The UK and the U.S. have together announced joint action to clamp
down harder on prohibited Russian metal exports, by today
bringing the world's two largest metal exchanges into the scope
of the existing bans.
The London Metal Exchange (LME) and the Chicago Mercantile
Exchange (CME) will no longer trade new aluminium, copper and
nickel produced by Russia. Metals are Russia's largest export
commodity after energy, though their value has been decreasing
since Russia's invasion of Ukraine. In 2022 they were $25
billion, dropping to $15 billion in 2023 due to the efforts of
the G7 and allies to curtail the market. Today's action will go
further to constrain Russia's ability to make money from its
shrinking metals exports, dealing another blow to President
Vladimir Putin's funding for his illegal war in Ukraine.
, Chancellor of the Exchequer,
said:
Disabling Putin's capacity to wage his illegal war in Ukraine is
better achieved when we act alongside our allies. Thanks to
Britain's leadership in this area, our decisive action with the
U.S. to jointly ban Russian metals from the two largest exchanges
will prevent the Kremlin funnelling more cash into its war
machine.
Janet L. Yellen, U.S. Secretary of the Treasury, said:
Our new prohibitions on key metals, in coordination with our
partners in the United Kingdom, will continue to target the
revenue Russia can earn to continue its brutal war against
Ukraine.
By taking this action in a targeted and responsible manner, we
will reduce Russia's earnings while protecting our partners and
allies from unwanted spillover effects.
The Prime Minister first announced the intention to act on
banning Russian metals in May 2023. UK legislation to directly
ban imports of Russian metals, including aluminium, copper and
nickel was introduced in December. Separately, the U.S. put in
place tariffs on various Russian metal imports.
Together, the UK and the U.S. have today gone one step further
and brought both metal exchanges into the scope of these measures
– reinforcing a shared commitment to constrain Russia and support
Ukraine.
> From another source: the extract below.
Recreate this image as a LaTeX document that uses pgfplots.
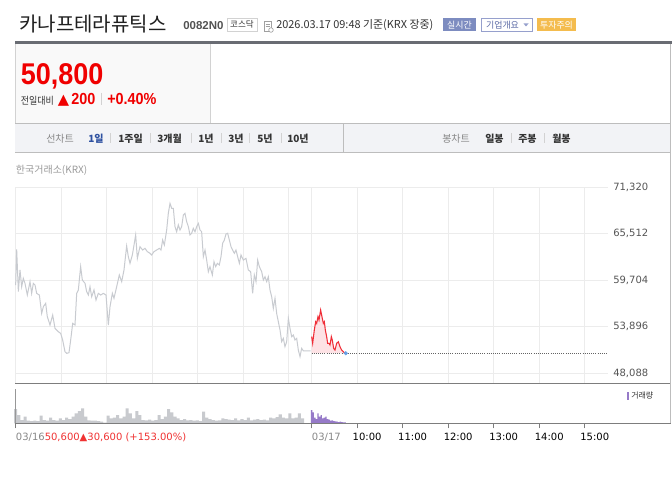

This follows a dialogue between the two countries to
maximise the impact of the policy, which is a technically complex
measure requiring time to work through the details to ensure its
effectiveness and minimise the risk of market disruption.
Metal exchanges provide a central role in facilitating the
trading of industrial metals around the globe. The London Metal
Exchange and Chicago Mercantile Exchange both have warehouses all
over the world. Together, they are the world's two largest metal
exchanges and set global benchmark prices for the trade of base
metals.
Both the UK and U.S. measures will exempt the existing stock of
Russian metal on these global exchanges so they can still be
traded and withdrawn. This is to minimise the risk to market
stability.
Today's announcement to strengthen the UK's existing ban on
Russian metals builds on ongoing work to support Ukraine. Since
Putin's full-scale invasion of Ukraine, the UK has introduced the
largest and most severe package of sanctions ever imposed on any
major economy. Over 2,000 individuals and entities have now been
sanctioned, and it is estimated that without sanctions, Russia
would have over $400 billion more to fund its war – which could
be enough to do so for an additional four years. The UK has also
provided almost £12 billion in military, humanitarian and
economic support to Ukraine and has often been the first
mover on vital lethal aid.
Sanctions Minister Anne-Marie Trevelyan said:
Today's action ratches up economic pressure on Putin, further
depriving him of the key resources and revenue streams he needs
to fund his illegal war in Ukraine.
We have now imposed extensive trade sanctions on Russian-origin
oil, gas, gold, diamonds, iron, steel, and base metals, dealing a
heavy blow to Putin's war economy. But we must continue to work
with our allies to further tighten the screws on the Kremlin.
Minister for Trade Policy Greg Hands said:
The UK has already imposed the most severe package of bans that
we've ever seen on a major economy, including on Russian metals
which is Russia's largest export commodity after oil and gas.
Now, we're going even further. By strengthening our sanctions on
Russian metals, alongside the U.S., we will reduce Russian
revenue which it uses to fund Putin's war machine.
Further information
- There are no restrictions on acquiring existing stockpiles of
Russian metals already on exchange, in order to prevent
disruption to markets.
- This action does not cover titanium or platinum group metals,
such as platinum and palladium, which were not included in the
UK's prohibition in December due to supply chain sensitivities.